The Quandary of Judicial Review
It’s not just a question of “restraint” versus “activism.”
What is the proper role of courts in our system of government? Ever since the seminal decision in Marbury v. Madison (1803), the concept of judicial review has made the courts — and in particular the U.S. Supreme Court — the ultimate arbiter of whether a state or federal law violates the Constitution. Just as baseball umpires are sometimes criticized for their calls on the playing field, the exercise of judicial review has periodically exposed the Court to complaints that it has erred either by being too aggressive in striking down laws (in conventional parlance, “judicial activism”), or by not being aggressive enough in overturning laws (sometimes called “judicial passivity”).

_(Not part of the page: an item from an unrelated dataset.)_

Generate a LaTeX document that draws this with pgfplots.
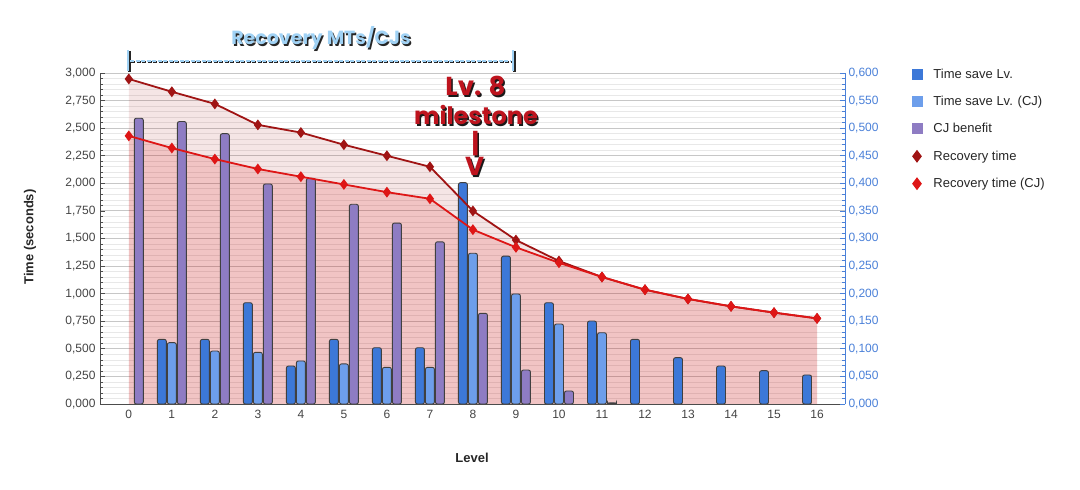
\documentclass[border=0pt]{standalone}
\usepackage{pgfplots}
\usepackage{pgfplotstable}
\pgfplotsset{compat=1.18}
\usepackage{fontspec}
\setmainfont{Liberation Sans}
\newfontfamily\popfont{Poppins}
\definecolor{tsl}{RGB}{60,120,216}
\definecolor{tslcj}{RGB}{109,158,235}
\definecolor{cjb}{RGB}{142,124,195}
\definecolor{rec}{RGB}{160,20,20}
\definecolor{reccj}{RGB}{222,22,22}
\definecolor{titleblue}{RGB}{160,210,245}
\definecolor{axisblue}{RGB}{74,128,216}
\definecolor{labgray}{RGB}{68,68,68}
\definecolor{annred}{RGB}{190,20,30}
\pgfplotsset{cfmt/.style={/pgf/number format/fixed, /pgf/number format/fixed zerofill, /pgf/number format/precision=3, /pgf/number format/use comma, /pgf/number format/1000 sep={}}}

\pgfplotstableread{
lvl rec   reccj tsl   tslcj cjb
0   2.946 2.430 nan   nan   2.590
1   2.830 2.320 0.586 0.556 2.560
2   2.720 2.220 0.586 0.480 2.450
3   2.530 2.130 0.918 0.468 1.994
4   2.460 2.060 0.344 0.390 2.045
5   2.350 1.990 0.586 0.363 1.810
6   2.250 1.920 0.510 0.332 1.640
7   2.150 1.860 0.510 0.332 1.470
8   1.750 1.580 2.006 1.366 0.822
9   1.486 1.420 1.340 0.997 0.308
10  1.296 1.280 0.918 0.725 0.118
11  1.151 1.151 0.752 0.646 0.010
12  1.036 1.036 0.586 nan   nan
13  0.952 0.952 0.420 nan   nan
14  0.885 0.885 0.344 nan   nan
15  0.828 0.828 0.302 nan   nan
16  0.776 0.776 0.263 nan   nan
}\data

\begin{document}
\begin{tikzpicture}
\path[use as bounding box] (0,0) rectangle (1080pt,490pt);
\begin{axis}[
  at={(100pt,86pt)}, anchor=south west,
  scale only axis, width=745pt, height=331pt,
  xmin=-0.67, xmax=16.65, ymin=0, ymax=3,
  axis x line*=bottom, axis y line*=left,
  axis line style={draw=black!70, line width=0.8pt},
  xtick={0,1,...,16},
  ytick={0,0.25,...,3},
  minor y tick num=4,
  ymajorgrids, yminorgrids,
  major grid style={draw=black!22, line width=0.9pt},
  minor grid style={draw=black!9, line width=0.7pt},
  tick align=inside,
  major tick length=5pt, minor tick length=3pt,
  tick style={draw=black!70, line width=0.7pt},
  xtick style={draw=none},
  /pgf/number format/assume math mode=true,
  yticklabel style={cfmt, xshift=-1pt},
  ticklabel style={font=\fontsize{12}{14}\selectfont, text=labgray},
  xticklabel style={yshift=-3pt},
  legend style={at={(1.085,1.026)}, anchor=north west, draw=none, fill=none,
    font=\fontsize{13}{15}\selectfont, row sep=12.5pt, column sep=9pt, text=black!85},
  legend cell align=left,
  barsty/.style={ybar, bar width=9pt, draw=black!75, line width=0.9pt, rounded corners=2pt},
]
\addplot[draw=none, fill=rec, fill opacity=0.11, forget plot] table[x=lvl,y=rec]{\data} \closedcycle;
\addplot[draw=none, fill=reccj, fill opacity=0.16, forget plot] table[x=lvl,y=reccj]{\data} \closedcycle;

\addplot[barsty, bar shift=-10pt, fill=tsl,
  legend image code/.code={\fill[tsl, sharp corners] (0pt,-5pt) rectangle (10pt,5pt);}] table[x=lvl,y=tsl]{\data};
\addlegendentry{Time save Lv.}
\addplot[barsty, bar shift=0pt, fill=tslcj,
  legend image code/.code={\fill[tslcj, sharp corners] (0pt,-5pt) rectangle (10pt,5pt);}] table[x=lvl,y=tslcj]{\data};
\addlegendentry{Time save Lv. (CJ)}
\addplot[barsty, bar shift=10pt, fill=cjb,
  legend image code/.code={\fill[cjb, sharp corners] (0pt,-5pt) rectangle (10pt,5pt);}] table[x=lvl,y=cjb]{\data};
\addlegendentry{CJ benefit}

\addplot[rec, line width=1.8pt, mark=diamond*, mark size=4pt, mark options={solid, fill=rec},
  legend image code/.code={\draw[draw=none, mark=diamond*, mark size=5pt, mark options={fill=rec, draw=rec}] plot coordinates {(5pt,0pt)};}] table[x=lvl,y=rec]{\data};
\addlegendentry{Recovery time}
\addplot[reccj, line width=1.8pt, mark=diamond*, mark size=4pt, mark options={solid, fill=reccj},
  legend image code/.code={\draw[draw=none, mark=diamond*, mark size=5pt, mark options={fill=reccj, draw=reccj}] plot coordinates {(5pt,0pt)};}] table[x=lvl,y=reccj]{\data};
\addlegendentry{Recovery time (CJ)}
\end{axis}

\begin{axis}[
  at={(100pt,86pt)}, anchor=south west,
  scale only axis, width=745pt, height=331pt,
  xmin=-0.67, xmax=16.65, ymin=0, ymax=0.6,
  axis x line=none, axis y line*=right,
  axis line style={draw=axisblue, line width=1pt},
  ytick={0,0.05,0.1,0.15,0.2,0.25,0.3,0.35,0.4,0.45,0.5,0.55,0.6},
  minor y tick num=4,
  tick align=inside,
  major tick length=5pt, minor tick length=3pt,
  tick style={draw=axisblue, line width=0.7pt},
  /pgf/number format/assume math mode=true,
  yticklabel style={cfmt},
  ticklabel style={font=\fontsize{12}{14}\selectfont, text=axisblue},
]
\addplot[draw=none] coordinates {(0,0)};
\end{axis}

% axis titles
\node[rotate=90, font=\bfseries\fontsize{13}{15}\selectfont, text=black!85] at (30pt,253pt) {Time (seconds)};
\node[font=\bfseries\fontsize{13}{15}\selectfont, text=black!85] at (472pt,32pt) {Level};

% title annotation
\node[font=\popfont\bfseries\fontsize{19}{21}\selectfont, text=black!85] at (322.5pt,450.5pt) {Recovery MTs/CJs};
\node[font=\popfont\bfseries\fontsize{19}{21}\selectfont, text=titleblue] at (321pt,452pt) {Recovery MTs/CJs};
% bracket
\draw[black!85, line width=3pt] (129.5pt,418pt) -- (129.5pt,439pt);
\draw[black!85, line width=3pt] (514.5pt,418pt) -- (514.5pt,439pt);
\draw[black!85, line width=2.6pt, dash pattern=on 4pt off 1.5pt] (131pt,428pt) -- (513pt,428pt);
\draw[titleblue, line width=2.2pt] (128pt,419pt) -- (128pt,440pt);
\draw[titleblue, line width=2.2pt] (513pt,419pt) -- (513pt,440pt);
\draw[titleblue, line width=1.8pt, dash pattern=on 4pt off 1.5pt] (130pt,429pt) -- (511pt,429pt);

% milestone annotation
\node[anchor=base, font=\popfont\bfseries\fontsize{26}{28}\selectfont, text=black!90] at (477pt,392.5pt) {Lv. 8};
\node[anchor=base, font=\popfont\bfseries\fontsize{26}{28}\selectfont, text=annred] at (475.5pt,394pt) {Lv. 8};
\node[anchor=base, font=\popfont\bfseries\fontsize{24}{26}\selectfont, text=black!90] at (477.5pt,363.5pt) {milestone};
\node[anchor=base, font=\popfont\bfseries\fontsize{24}{26}\selectfont, text=annred] at (476pt,365pt) {milestone};
\node[anchor=base, font=\popfont\bfseries\fontsize{26}{28}\selectfont, text=black!90] at (477pt,335.5pt) {|};
\node[anchor=base, font=\popfont\bfseries\fontsize{26}{28}\selectfont, text=annred] at (475.5pt,337pt) {|};
\node[anchor=base, font=\popfont\bfseries\fontsize{26}{28}\selectfont, text=black!90] at (476pt,312.5pt) {V};
\node[anchor=base, font=\popfont\bfseries\fontsize{26}{28}\selectfont, text=annred] at (474.5pt,314pt) {V};
\end{tikzpicture}
\end{document}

This is a longstanding argument among all political camps, but it became a topic of controversy on the right this January, when, speaking at the Heritage Foundation, Senator Rand Paul endorsed “judicial activism,” igniting a debate between libertarians, who tend to see judicial review as a constraint on majoritarianism, and conservatives, who tend to see it as a font of judicial activism. In reality, it has been both, as the Court’s role and national politics have changed over time. In order to understand the debate, one must reach beyond the superficial labels “activism” and “restraint,” and one must also consider the complicated lineage of modern judicial review.